「生きる」を考える

斎場にて人生の終焉を見送る 元介護職 兼 介護支援専門員の日常

今週のお題「私のアイドル」

息子。
我ながら月並み過ぎる。
 
 3歳上に姉がいる。
 両家初孫だった姉は、愛嬌が良かったこともあり、無条件に可愛がられた。
 しかし、姑の発言は事あるごとに突き刺さった。
 
 生まれた病室で、女の子だったことを、
「いいわよ、まだ一人目じゃない」
 ・・・まあ、主人にも姉がいるので・・・

 そしてその年末帰省した折、
「次は男の子ね」
 
 2歳を過ぎると、
「いつまで遊んでるんだ。早く次を作れ」
と。これは舅。

 もしかすると男の子が生まれるまで生み続けなくてはならない?

 せっかく子を持つなら両性育ててみたいと思う気持ちもあり、産み分けに挑戦。幸い、男女を産んだ友達が、産み分けの本をくれたので従ってみた。
 基礎体温を記録し、献立を夫婦で別メニューにし、カレンダーで「この日」と決定。そして実行・・・夜は疲れて寝てしまったので翌朝になったのだが・・・

 相性良すぎて、見事妊娠。直後からの第一子との体調の違いに、今度は男子だと確信した。

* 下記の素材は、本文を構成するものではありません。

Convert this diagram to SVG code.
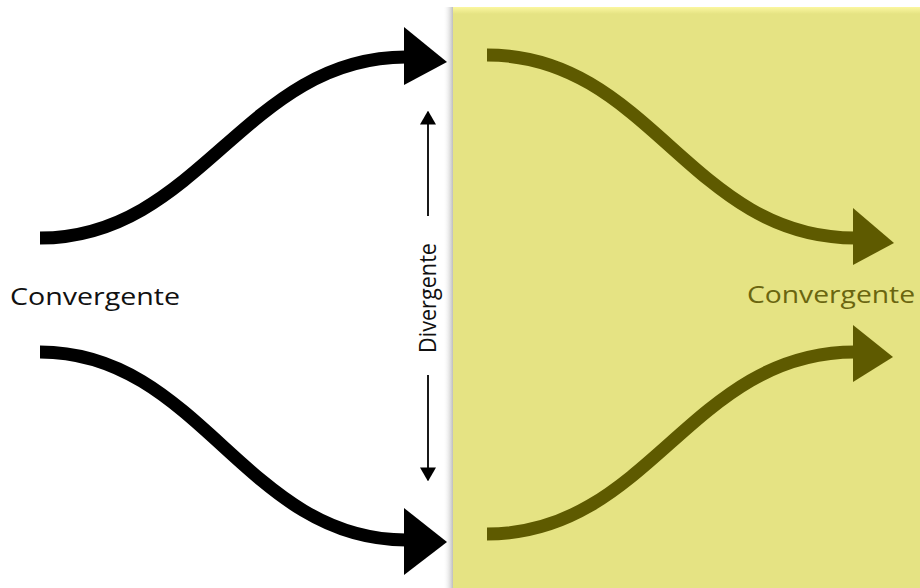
<svg xmlns="http://www.w3.org/2000/svg" width="920" height="588" viewBox="0 0 920 588">
<style>
.blk{fill:none;stroke:#000;stroke-width:13}
.olv{fill:none;stroke:#5e5a00;stroke-width:13}
.lbl{font-family:"Open Sans","Noto Sans",sans-serif;font-size:23px;font-weight:500}
</style>
<defs>
<linearGradient id="sh" x1="0" y1="0" x2="1" y2="0">
<stop offset="0" stop-color="#fff" stop-opacity="0"/>
<stop offset="1" stop-color="#bdbdbd"/>
</linearGradient>
<linearGradient id="tp" x1="0" y1="0" x2="0" y2="1">
<stop offset="0" stop-color="#fbf7a0"/>
<stop offset="1" stop-color="#e5e383"/>
</linearGradient>
<marker id="ah" viewBox="0 0 10 10" refX="9" refY="5" markerWidth="14" markerHeight="16" markerUnits="userSpaceOnUse" orient="auto-start-reverse" preserveAspectRatio="none">
<path d="M0,0 L10,5 L0,10 z" fill="#000"/>
</marker>
</defs>
<g id="background">
<rect x="443" y="7" width="10" height="581" fill="url(#sh)"/>
<rect x="453" y="7" width="467" height="581" fill="#e5e383"/>
<rect x="453" y="7" width="467" height="7" fill="url(#tp)"/>
</g>
<g id="connectors">
<path class="blk" d="M40,238 C200,238 245,57 406,57"/>
<path d="M404,27 L447,62 L404,85 z" fill="#000"/>
<path class="blk" d="M40,352 C200,352 245,540 406,540"/>
<path d="M404,508 L447,542 L404,575 z" fill="#000"/>
<path class="olv" d="M487,55 C650,55 690,238 855,238"/>
<path d="M853,208 L894,243 L853,265 z" fill="#5e5a00"/>
<path class="olv" d="M487,534 C650,534 690,352 855,352"/>
<path d="M853,325 L893,357 L853,382 z" fill="#5e5a00"/>
<line x1="428" y1="216" x2="428" y2="112" stroke="#000" stroke-width="1.8" marker-end="url(#ah)"/>
<line x1="428" y1="375" x2="428" y2="480" stroke="#000" stroke-width="1.8" marker-end="url(#ah)"/>
</g>
<g id="left-label">
<text class="lbl" x="10" y="305" fill="#111" textLength="170" lengthAdjust="spacingAndGlyphs">Convergente</text>
</g>
<g id="right-label">
<text class="lbl" x="747" y="303" fill="#6a6510" textLength="168" lengthAdjust="spacingAndGlyphs">Convergente</text>
</g>
<g id="divergente-label">
<text class="lbl" transform="translate(436,353) rotate(-90)" x="0" y="0" fill="#111" font-size="28" font-weight="400" textLength="110" lengthAdjust="spacingAndGlyphs">Divergente</text>
</g>
</svg>
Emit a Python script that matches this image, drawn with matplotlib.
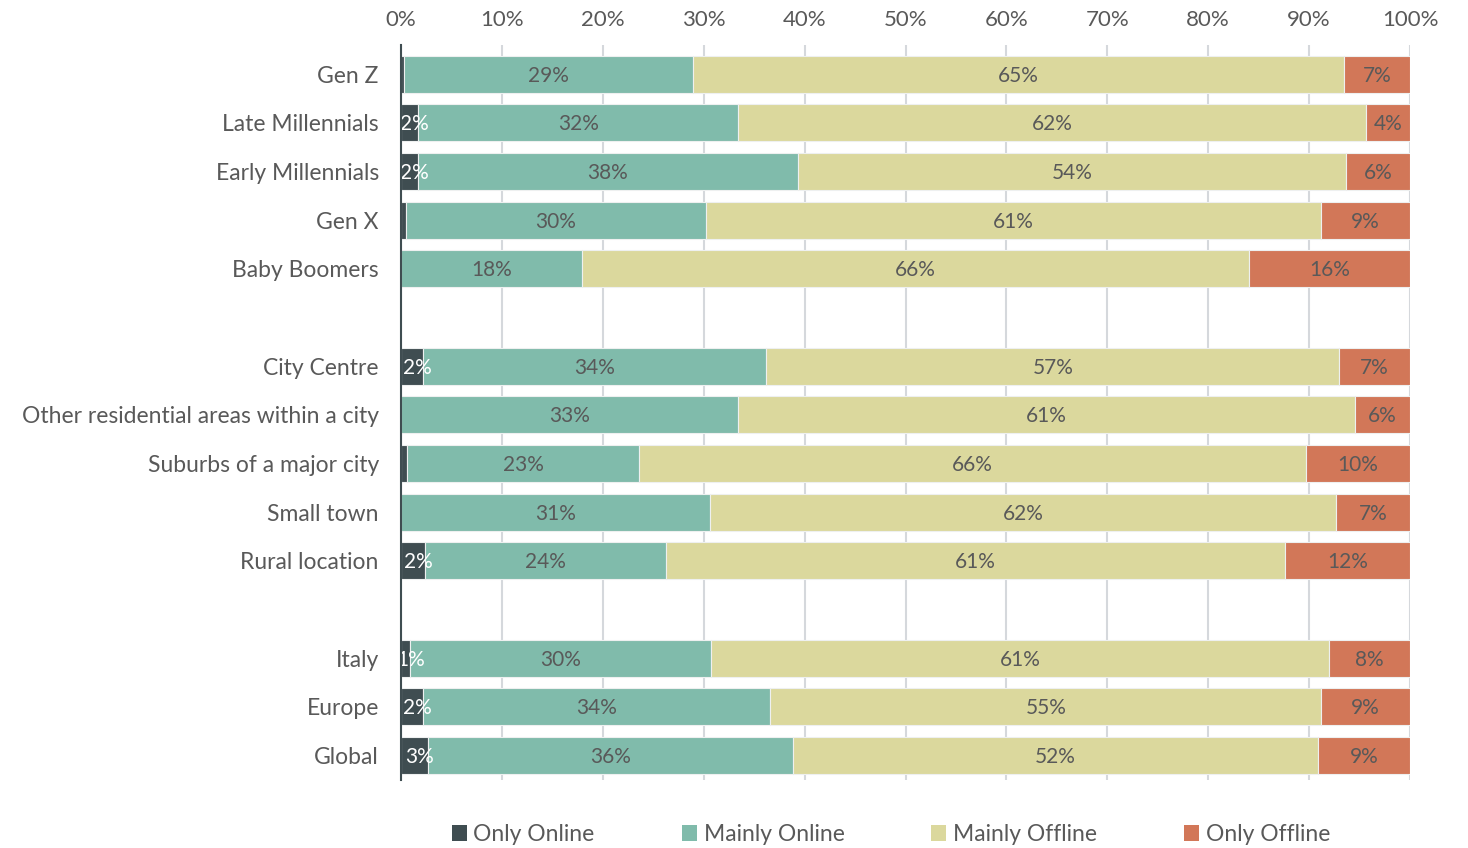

 難産の末生まれ出た息子は産声を上げず、分娩室は緊張が高まった。「ゆっぴい」と同じ状態。
 どれほど経ったか、
「・・ほぇ〜・・」
と小さな声がした。抱かせてはもらえなかった。処置室へ連れて行かれ、戻って来たときは、離れた台の保育器の中で、チューブに繋がれていた。
 生きて欲しいと思った。障害があるかもしれないとも思った。それでも、私の傍で、ただ生きて欲しいと願った。
 誰もが子供にかかりっきりで、分娩台の上に私一人産んだままの状態で取り残されていた。

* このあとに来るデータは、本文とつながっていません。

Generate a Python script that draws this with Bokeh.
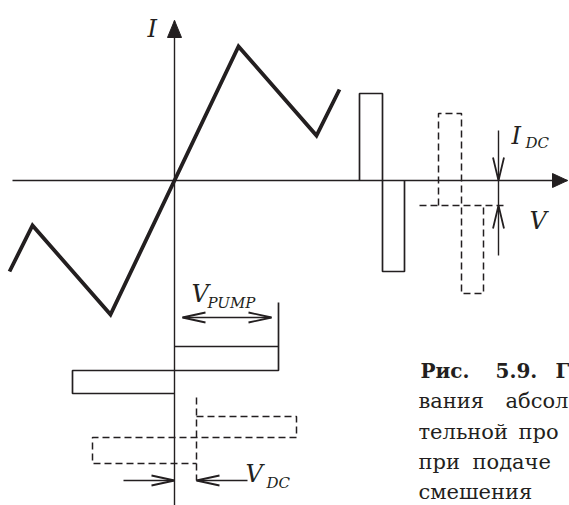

 やはり息子はあらゆる面で発達が遅かった。それでも、周囲のお陰で年を重ね、今年中学に入学した。

 今でもどこかの回路がおかしいような気がするのだが、学校の先生を始め、周囲が「個性」と認めてくれているのがありがたい。
 赤ちゃんの頃、誰かが言った。
「今が一番かわいいときね」
と。
 いつも危なげなこの子を、「今が一番」と思い続けて12年。今も一番である。

 この子で出産が打ち止めになったことは、言うまでもない。